4 Reasons Your Sales Team Isn’t Receiving Referrals
It is every sales professional’s dream to wake up in the morning and there in their inbox is a new prospective client just waiting on them. But not the kind that is just a lead from the “contact” page of the company website. Nor the kind of prospect that they then have to start chasing. The dream is for a prospect who is serious about purchasing and already trust the sales professional to help them make the right choice.
That type of prospect only shows up in one of two ways. Either the prospect has spent months or longer researching the options, watching the demo videos, checking out the case studies and testimonials and has ruled out that their needs will be better served by one of your competitors.
Or the prospect has been referred to you by someone they trust.
The second option is faster.

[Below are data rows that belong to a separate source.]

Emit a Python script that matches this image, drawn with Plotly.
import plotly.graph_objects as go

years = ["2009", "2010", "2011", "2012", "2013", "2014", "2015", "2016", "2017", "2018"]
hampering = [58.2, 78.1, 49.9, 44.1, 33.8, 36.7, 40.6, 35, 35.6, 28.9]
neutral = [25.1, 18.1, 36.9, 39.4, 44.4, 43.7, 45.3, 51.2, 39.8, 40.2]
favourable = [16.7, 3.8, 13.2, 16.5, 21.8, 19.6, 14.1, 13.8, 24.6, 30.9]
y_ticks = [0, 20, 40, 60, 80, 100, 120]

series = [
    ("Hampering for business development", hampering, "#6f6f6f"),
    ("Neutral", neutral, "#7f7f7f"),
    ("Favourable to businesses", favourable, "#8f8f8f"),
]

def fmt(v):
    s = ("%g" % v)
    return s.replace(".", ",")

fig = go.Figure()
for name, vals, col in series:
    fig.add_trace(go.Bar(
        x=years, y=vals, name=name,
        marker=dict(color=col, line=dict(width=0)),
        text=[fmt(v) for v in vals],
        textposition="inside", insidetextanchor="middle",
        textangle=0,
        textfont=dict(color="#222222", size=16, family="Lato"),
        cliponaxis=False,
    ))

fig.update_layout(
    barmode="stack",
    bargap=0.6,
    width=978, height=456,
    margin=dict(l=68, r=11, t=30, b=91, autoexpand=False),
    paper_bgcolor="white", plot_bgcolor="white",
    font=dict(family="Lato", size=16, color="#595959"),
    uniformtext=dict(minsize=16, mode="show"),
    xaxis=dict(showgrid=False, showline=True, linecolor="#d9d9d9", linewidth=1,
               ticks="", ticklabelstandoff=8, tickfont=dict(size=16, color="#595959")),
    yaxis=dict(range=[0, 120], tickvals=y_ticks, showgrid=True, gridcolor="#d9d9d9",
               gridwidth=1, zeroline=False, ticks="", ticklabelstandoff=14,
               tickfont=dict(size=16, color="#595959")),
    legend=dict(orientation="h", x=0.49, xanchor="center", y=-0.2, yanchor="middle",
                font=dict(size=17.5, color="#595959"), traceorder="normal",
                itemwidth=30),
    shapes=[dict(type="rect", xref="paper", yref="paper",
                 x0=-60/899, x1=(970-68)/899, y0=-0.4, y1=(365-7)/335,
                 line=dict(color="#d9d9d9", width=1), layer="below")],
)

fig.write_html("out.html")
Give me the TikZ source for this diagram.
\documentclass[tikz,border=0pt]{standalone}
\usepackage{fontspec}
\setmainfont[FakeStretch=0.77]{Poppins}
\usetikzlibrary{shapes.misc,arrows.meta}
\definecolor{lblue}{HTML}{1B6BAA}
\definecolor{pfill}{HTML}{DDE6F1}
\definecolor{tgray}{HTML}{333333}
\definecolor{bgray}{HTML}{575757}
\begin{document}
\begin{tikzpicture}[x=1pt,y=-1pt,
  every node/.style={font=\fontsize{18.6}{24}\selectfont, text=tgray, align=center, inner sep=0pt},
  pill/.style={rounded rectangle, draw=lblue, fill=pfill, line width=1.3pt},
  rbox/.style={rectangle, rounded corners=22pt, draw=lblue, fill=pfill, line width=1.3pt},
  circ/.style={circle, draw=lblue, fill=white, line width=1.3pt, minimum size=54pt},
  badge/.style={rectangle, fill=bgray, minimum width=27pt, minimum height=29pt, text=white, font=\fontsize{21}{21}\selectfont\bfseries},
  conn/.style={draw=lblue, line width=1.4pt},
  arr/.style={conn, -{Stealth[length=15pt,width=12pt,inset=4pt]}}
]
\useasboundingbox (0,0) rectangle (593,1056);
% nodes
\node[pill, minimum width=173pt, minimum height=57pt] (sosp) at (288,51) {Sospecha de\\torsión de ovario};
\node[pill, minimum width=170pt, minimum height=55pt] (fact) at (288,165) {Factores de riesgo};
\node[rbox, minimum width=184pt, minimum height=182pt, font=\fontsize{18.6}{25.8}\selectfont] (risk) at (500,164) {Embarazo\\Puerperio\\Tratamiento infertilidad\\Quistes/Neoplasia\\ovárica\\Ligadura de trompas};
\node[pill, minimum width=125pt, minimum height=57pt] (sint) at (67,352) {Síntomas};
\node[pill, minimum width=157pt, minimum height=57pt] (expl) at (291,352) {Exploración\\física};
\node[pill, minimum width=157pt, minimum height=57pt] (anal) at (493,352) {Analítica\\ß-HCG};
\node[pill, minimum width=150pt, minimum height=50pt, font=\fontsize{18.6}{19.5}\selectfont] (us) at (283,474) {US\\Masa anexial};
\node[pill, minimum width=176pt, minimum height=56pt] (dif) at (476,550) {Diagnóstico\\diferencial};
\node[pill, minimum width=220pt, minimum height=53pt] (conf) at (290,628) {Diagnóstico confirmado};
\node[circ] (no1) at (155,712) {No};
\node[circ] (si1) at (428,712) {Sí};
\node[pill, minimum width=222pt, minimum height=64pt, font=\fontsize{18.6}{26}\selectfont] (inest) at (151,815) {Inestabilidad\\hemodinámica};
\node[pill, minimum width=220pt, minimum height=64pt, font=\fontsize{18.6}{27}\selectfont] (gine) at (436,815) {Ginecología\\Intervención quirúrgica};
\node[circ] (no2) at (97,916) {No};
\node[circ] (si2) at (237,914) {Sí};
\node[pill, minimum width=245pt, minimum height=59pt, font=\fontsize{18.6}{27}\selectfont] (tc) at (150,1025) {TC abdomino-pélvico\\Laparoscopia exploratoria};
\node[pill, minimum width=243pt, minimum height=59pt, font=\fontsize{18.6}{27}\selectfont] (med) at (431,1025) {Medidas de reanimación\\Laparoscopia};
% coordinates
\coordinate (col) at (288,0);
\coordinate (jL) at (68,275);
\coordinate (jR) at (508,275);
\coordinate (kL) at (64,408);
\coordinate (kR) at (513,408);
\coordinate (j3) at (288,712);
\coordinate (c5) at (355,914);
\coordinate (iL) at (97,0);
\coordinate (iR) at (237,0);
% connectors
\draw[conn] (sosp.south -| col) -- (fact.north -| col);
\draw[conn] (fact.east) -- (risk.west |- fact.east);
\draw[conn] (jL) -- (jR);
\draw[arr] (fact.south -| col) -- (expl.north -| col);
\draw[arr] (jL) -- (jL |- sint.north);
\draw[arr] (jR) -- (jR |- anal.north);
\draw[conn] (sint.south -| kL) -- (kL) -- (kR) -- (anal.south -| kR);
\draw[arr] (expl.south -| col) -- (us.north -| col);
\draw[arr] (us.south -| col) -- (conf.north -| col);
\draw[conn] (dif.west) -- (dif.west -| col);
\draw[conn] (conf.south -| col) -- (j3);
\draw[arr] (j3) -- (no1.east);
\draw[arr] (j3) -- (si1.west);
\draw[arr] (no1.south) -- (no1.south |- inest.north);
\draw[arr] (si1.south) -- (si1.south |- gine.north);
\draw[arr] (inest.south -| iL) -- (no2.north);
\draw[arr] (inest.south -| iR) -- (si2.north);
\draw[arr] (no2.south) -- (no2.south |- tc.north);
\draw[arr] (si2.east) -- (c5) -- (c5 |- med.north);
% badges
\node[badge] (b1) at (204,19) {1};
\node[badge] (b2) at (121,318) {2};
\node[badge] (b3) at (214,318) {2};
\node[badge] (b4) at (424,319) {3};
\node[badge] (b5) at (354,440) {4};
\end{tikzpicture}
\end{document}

And a referred prospect is typically less price sensitive because the trust they place in you – put there by the person who referred them – adds value to you.
But most sales teams are not receiving as many – or any – referrals. Here are four common reasons why your sales team may be struggling to bring in referrals.

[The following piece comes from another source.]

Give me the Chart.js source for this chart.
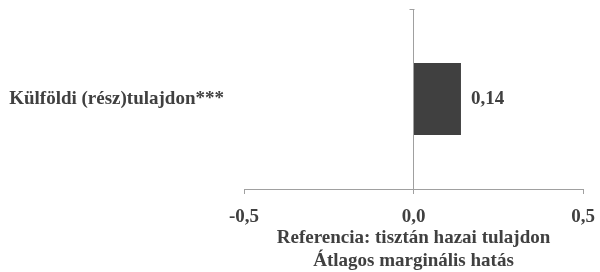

You are telling them to ask
I get it, it is the majority of the advice out there. There are articles, books, training programs and more teaching people how to ask for referrals… who to ask, when to ask, what different scripts to use when asking and more.
It is what we have heard for so long we have started to believe “asking for referrals” is the only way.
But when you understand the human dynamic and psychology of a referral, you recognize that asking for a referral dilutes the power of a referral. A referral happens because your referral source (the person who sends you referrals) knows someone who has a problem or issue and they know you can solve the problem. They refer to help someone out – the person who has the problem – not to send you a new client.
If I am willing to help someone with a problem, the help I want to provide is that of a trusted resource. Which means the relationships you or your sales team has with your referral sources matter most.
What your team needs is to be able to stop asking for referral and start cultivating relationship with referral sources or potential referral sources.
The only tool you provide is an incentivized referral program
It seems when asking doesn’t work, many companies will turn to incentivized referral programs for their sales team to promote to referral sources. The program typically involves paying a referral source for a referral. But what is missed with this attempt at a solution, is that only a small minority of people are willing to “refer” for a commission.
Most people refer because it is how they help someone with their problem. They would feel uncomfortable if that friend, colleague or peer found out that they received a commission for referring them.
It doesn’t matter if the company is B2B or B2C. Providing commission for “referrals” (which are really just leads you are willing to pay for) not disclosed up front will most likely backfire by damaging the relationship for all involved.
What your team needs are better tools in their referral toolbox.
You focus on the short-term fix
Many businesses are so fixated on the now – this month’s or quarter’s numbers – that they develop tunnel vision on growth. It is true that receiving referrals takes longer than some prospecting tactics. But the better quality of prospects more than makes up for the additional time or delay.
But to have a fully functioning referral strategy in your business, you have to be willing to invest some time and resources. Most importantly you have to be willing to balance the activity needed right now to generate a new lead with the activity needed over time to sow future referrals. Most referral explosions start off as a trickle but then snowball when the relationship with the referral sources are handled correctly.
In my experience with the financial services industry – the now always mattered more than the future. It is true in many industries. If we are fixated on a short-term, then we miss out on doing what we need to do now to have a different future when it comes to referrals.
What your team needs is to know how to balance short-term and long-term activity.
You haven’t trained them to have different closing conversations with referred prospects
The worst thing that can happen to a sales professional or anyone involved in bringing in new clients is to receive a referral and then not close them. A referred prospect is always yours to lose.
The sale process is different when your prospect has been referred to you. The questions you ask, and the conversation flow follows a different path. It is not about trying to find the pain or agitate the pain in your prospect. It is not about the sale pitch of your service from A to Z or how you stack up against competitors.
It is about knowing how to connect the prospect to the trust they have in you and working together to see if you are a fit.
What your team needs is to understand how to “sell” to a referred prospect, so they don’t miss out on an ‘easy-to-close’ prospect.
Ultimately what your sales professionals need is help thinking about referrals differently than they think about other types of leads.
They need permission to take the time to develop relationships with their current or ‘soon-to-be’ referral sources. They need to understand the difference between just keeping-in-touch and what is means to be top-of-mind in a memorable and meaningful way. And they need to know how to use the right referral seed language, how it works and when to plant it, so they never have to ask for a referral or pay for a referral again.